Barry Callebaut also opened chocolate factories in Turkey, Russia, China, Brazil, and Mexico.

Barry Callebaut is present in over 30 countries,[3] operates about 53 production facilities, employs 9,898 people, and has annual sales of CHF 6.7 billion (fiscal year 2015/16).[1] The company serves the food industry from manufacturers to professional users of chocolate (such as chocolatiers, pastry chefs, or bakers), to global retailers. It also provides a comprehensive range of services in the fields of product development, processing, training, and marketing.

  • 1999 Acquisition of Carma AG in Switzerland
  • 2002 Acquisition of the Stollwerck Group in Germany
  • 2003 Acquisition of Dutch Group Graverboom B.V. (including Luijckx B.V.)
  • 2004 Acquisition of the vending mix business of ASM Foods in Sweden
  • 2004 Opening of a sales office in Tokyo, Japan
  • 2005 Opening of a chocolate factory in California, U.S.
  • 2007 Opening of a chocolate factory in Chekhov (near Moscow), Russia
  • 2007 Major outsourcing contracts with Nestlé, Hershey's and Cadbury
  • 2007 Acquisition of a cocoa factory in Eddystone, Pennsylvania, U.S.
  • 2008 Opening of a chocolate factory in Suzhou (near Shanghai), China
  • 2008 Signing of the acquisition of chocolate production capacity from Morinaga & Company, Japan
  • 2008 Opening of Chocolate Academies in Suzhou (China), Zundert (Netherlands), Mumbai (India), Chekhov (Russia) and Chicago (U.S.)
  • 2008 Acquisition of a 60% stake in KL-Kepong Cocoa Products Sdn Bhd in Malaysia
  • 2008 Strategic partnership with Biolands of Tanzania
  • 2008 Sale of African consumer business
  • 2008 Opening of a specialty factory for frozen pastry in Alicante, Spain
  • 2009 Opening of a chocolate factory in Monterrey, Mexico
  • 2009 Sale of Van Houten Singapur consumer business to Hershey's
  • 2009 Acquisition of Danish vending mix company Eurogran
  • 2009 Acquisition of Spanish chocolate maker Chocovic, S.A.
  • 2010 Opening of a chocolate factory in Extrema, Brazil
  • 2010 Signing of a long-term strategic partnership agreement with Kraft Foods Inc.
  • 2011 Acquisition of remaining 40% stake in Barry Callebaut Malaysia Sdn Bhd, formerly KLK Cocoa
  • 2011 Expansion of the existing supply and innovation agreement with Hershey
  • 2011 Signing of long-term outsourcing agreement with Chocolates Turín, Mexico
  • 2011 Sale of Stollwerck to Baronie Group
  • 2011 Joint venture with P.T. Comextra Majora to form P.T. Barry Callebaut Comextra Indonesia
  • 2012 Acquisition of la Morella nuts in Spain
  • 2012 Acquisition of Mona Lisa Food Products, Inc. in the U.S.
  • 2012 Launch of "Cocoa Horizons" initiative based on strategic pillar "Sustainable Cocoa”
  • 2012 Purchasing Chatham facility from Batory Industries Company in Ontario (Canada)
  • 2012 Signing of long-term outsourcing/partnership agreements with Unilever, Grupo Bimbo (Mexico), and Morinaga (Japan)
  • 2013 Opening of a chocolate factory in Eskisehir, Turkey

In 2005, Barry Callebaut introduced a "healthy" chocolate product called ACTICOA, which contains higher levels of polyphenol antioxidants (cocoa flavanols) than any other chocolate; some evidence indicates these flavanols have particular health benefits.[9]
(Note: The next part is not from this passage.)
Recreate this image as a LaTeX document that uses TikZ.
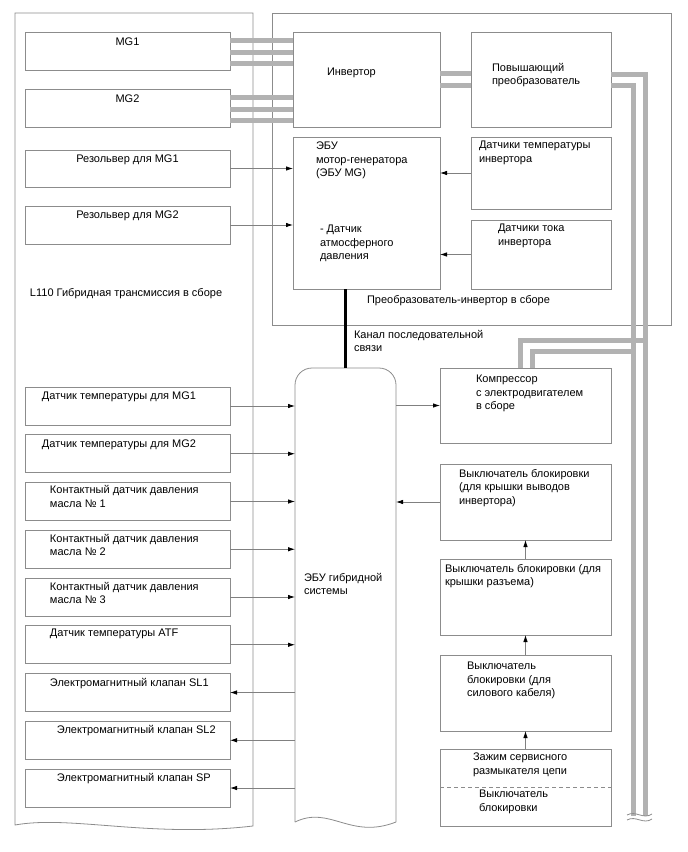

On September 13, 2017 NGO Mighty Earth released a report[10] documenting findings that Barry Callebaut purchases cocoa grown illegally in national parks and other protected forests in the Ivory Coast.
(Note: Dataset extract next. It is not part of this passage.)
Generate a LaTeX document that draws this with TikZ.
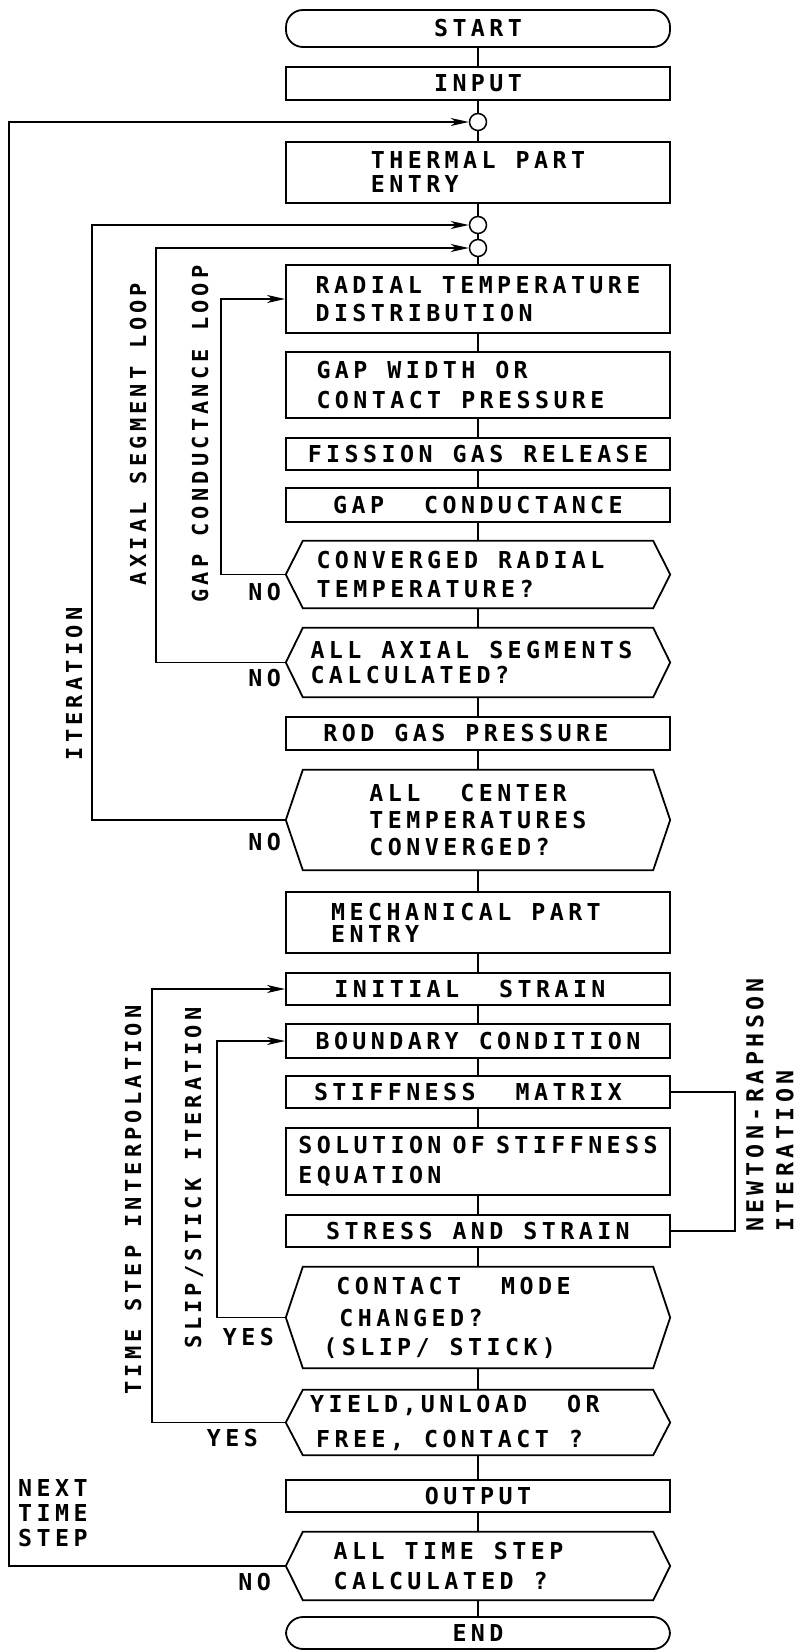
\documentclass[tikz,border=0pt]{standalone}
\usepackage{fontspec}
\usetikzlibrary{positioning, arrows.meta}
\newfontfamily\lettering{DejaVu Sans Mono}[LetterSpace=19]
\newcommand{\flowfont}{\lettering\bfseries\fontsize{23.3}{28}\selectfont\spaceskip=20pt\relax}
\newcommand{\loopfont}{\lettering\bfseries\fontsize{22}{26}\selectfont\spaceskip=18pt\relax}

\begin{document}
\begin{tikzpicture}[x=1pt, y=-1pt,
    flowline/.style={line width=1.5pt},
    arrowline/.style={flowline, -{Stealth[length=18pt, width=8pt, inset=5pt]}},
    process/.style={draw, rectangle, line width=1.8pt, minimum width=384pt,
        inner sep=0pt, align=left, font=\flowfont},
    terminal/.style={process, rounded corners=17pt},
    decision/.style={rectangle, minimum width=384pt, inner sep=0pt,
        align=left, font=\flowfont},
    junction/.style={draw, circle, line width=1.5pt, minimum size=17pt, inner sep=0pt},
    sidelabel/.style={font=\flowfont, inner sep=0pt},
    looplabel/.style={font=\loopfont, inner sep=0pt, rotate=90}
]
\useasboundingbox (0,0) rectangle (798,1652);

% main column
\node[terminal, minimum height=37pt] (start) at (478,28.5) {START};
\node[process, minimum height=33pt] (input) at (478,83.5) {INPUT};
\node[junction] (c1) at (478,122) {};
\node[process, minimum height=61pt] (thermal) at (478,172.5) {THERMAL PART\\[-4pt]ENTRY};
\node[junction] (c2) at (478,225) {};
\node[junction] (c3) at (478,248) {};
\node[process, minimum height=68pt] (radial) at (478,299) {RADIAL TEMPERATURE\\DISTRIBUTION};
\node[process, minimum height=66pt] (gapwidth) at (478,385) {GAP WIDTH OR\\[2pt]CONTACT PRESSURE\hspace*{35pt}};
\node[process, minimum height=32pt] (fission) at (478,454) {FISSION GAS RELEASE};
\node[process, minimum height=34pt] (gapcond) at (478,505) {GAP~ CONDUCTANCE};
\node[decision, minimum height=67pt] (conv) at (478,574.5) {CONVERGED RADIAL\hspace*{35pt}\\[1pt]TEMPERATURE?};
\node[decision, minimum height=69pt] (axial) at (478,662.5) {ALL AXIAL SEGMENTS\hspace*{13pt}\\[-3pt]CALCULATED?};
\node[process, minimum height=33pt] (rodgas) at (478,733.5) {ROD GAS PRESSURE\hspace*{24pt}};
\node[decision, minimum height=100pt] (center) at (478,820) {ALL~ CENTER\\[-1pt]TEMPERATURES\\[-1pt]CONVERGED?};
\node[process, minimum height=61pt] (mech) at (478,922.5) {MECHANICAL PART\hspace*{24pt}\\[-6pt]ENTRY};
\node[process, minimum height=32pt] (initial) at (478,989) {INITIAL~ STRAIN\hspace*{16pt}};
\node[process, minimum height=34pt] (boundary) at (478,1041) {BOUNDARY CONDITION};
\node[process, minimum height=32pt] (stiff) at (478,1092) {STIFFNESS~ MATRIX\hspace*{20pt}};
\node[process, minimum height=67pt] (solution) at (478,1161.5) {SOLUTION\hspace{11pt}OF\hspace{11pt}STIFFNESS\\[2pt]EQUATION};
\node[process, minimum height=32pt] (stress) at (478,1231) {STRESS AND STRAIN};
\node[decision, minimum height=101pt] (contact) at (478,1317.5) {\hspace*{13pt}CONTACT~ MODE\hspace*{62pt}\\[4pt]\hspace*{16pt}CHANGED?\\[1pt](SLIP/ STICK)};
\node[decision, minimum height=65pt] (yield) at (478,1422.5) {YIELD,UNLOAD~ OR\hspace*{46pt}\\[7pt]\hspace*{6pt}FREE, CONTACT ?};
\node[process, minimum height=32pt] (output) at (478,1496) {OUTPUT};
\node[decision, minimum height=68pt] (tstep) at (478,1566) {ALL TIME STEP\hspace*{59pt}\\[2pt]CALCULATED ?};
\node[terminal, minimum height=32pt] (finish) at (478,1633) {END};

% hexagon outlines of the decisions
\foreach \h in {conv, axial, center, contact, yield, tstep}
    \draw[line width=1.8pt] ([xshift=17pt]\h.north west) -- ([xshift=-17pt]\h.north east)
        -- (\h.east) -- ([xshift=-17pt]\h.south east)
        -- ([xshift=17pt]\h.south west) -- (\h.west) -- cycle;

\draw[flowline] (start) -- (input) -- (c1) -- (thermal) -- (c2) -- (c3) -- (radial)
    -- (gapwidth) -- (fission) -- (gapcond) -- (conv) -- (axial) -- (rodgas)
    -- (center) -- (mech) -- (initial) -- (boundary) -- (stiff) -- (solution)
    -- (stress) -- (contact) -- (yield) -- (output) -- (tstep) -- (finish);

% loops
\draw[arrowline] (conv.west) -- ++(-65,0) |- (radial.west);
\draw[arrowline] (axial.west) -- ++(-130,0) |- (c3.west);
\draw[arrowline] (center.west) -- ++(-194,0) |- (c2.west);
\draw[arrowline] (tstep.west) -- ++(-277,0) |- (c1.west);
\draw[arrowline] (yield.west) -- ++(-134,0) |- (initial.west);
\draw[arrowline] (contact.west) -- ++(-69,0) |- (boundary.west);
\draw[flowline] (stiff.east) -- ++(64,0) |- (stress.east);

% loop labels
\node[looplabel] (iterlabel) at (74,684) {ITERATION};
\node[looplabel] (axiallabel) at (138,434) {AXIAL SEGMENT LOOP};
\node[looplabel] (gaplabel) at (200,434) {GAP CONDUCTANCE LOOP};
\node[looplabel] (interplabel) at (133,1200) {TIME STEP INTERPOLATION};
\node[looplabel] (sliplabel) at (194,1178) {SLIP/STICK ITERATION};
\node[sidelabel, rotate=90, align=left] (newtonlabel) at (770,1105) {NEWTON-RAPHSON\\[2pt]ITERATION};
\node[sidelabel, align=left, anchor=west] (nextlabel) at (18,1513) {NEXT\\[-3pt]TIME\\[-3pt]STEP};

% answers
\node[sidelabel, anchor=east] (noconv) at (281,592) {NO};
\node[sidelabel, anchor=east] (noaxial) at (281,678) {NO};
\node[sidelabel, anchor=east] (nocenter) at (281,842) {NO};
\node[sidelabel, anchor=east] (yescontact) at (274,1337) {YES};
\node[sidelabel, anchor=east] (yesyield) at (258,1438) {YES};
\node[sidelabel, anchor=east] (notstep) at (271,1582) {NO};
\end{tikzpicture}
\end{document}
The report accused Barry Callebaut of endangering the forest habitats of chimpanzees, elephants and other wildlife populations by purchasing cocoa linked to deforestation.[11][12][13] As a result of cocoa production, 7 of the 23 Ivorian protected areas have been almost entirely converted to cocoa.[14] Barry Callebaut was notified of the findings of Mighty Earth’s investigation and did not deny that the company sourced its cocoa from protected areas in the Ivory Coast.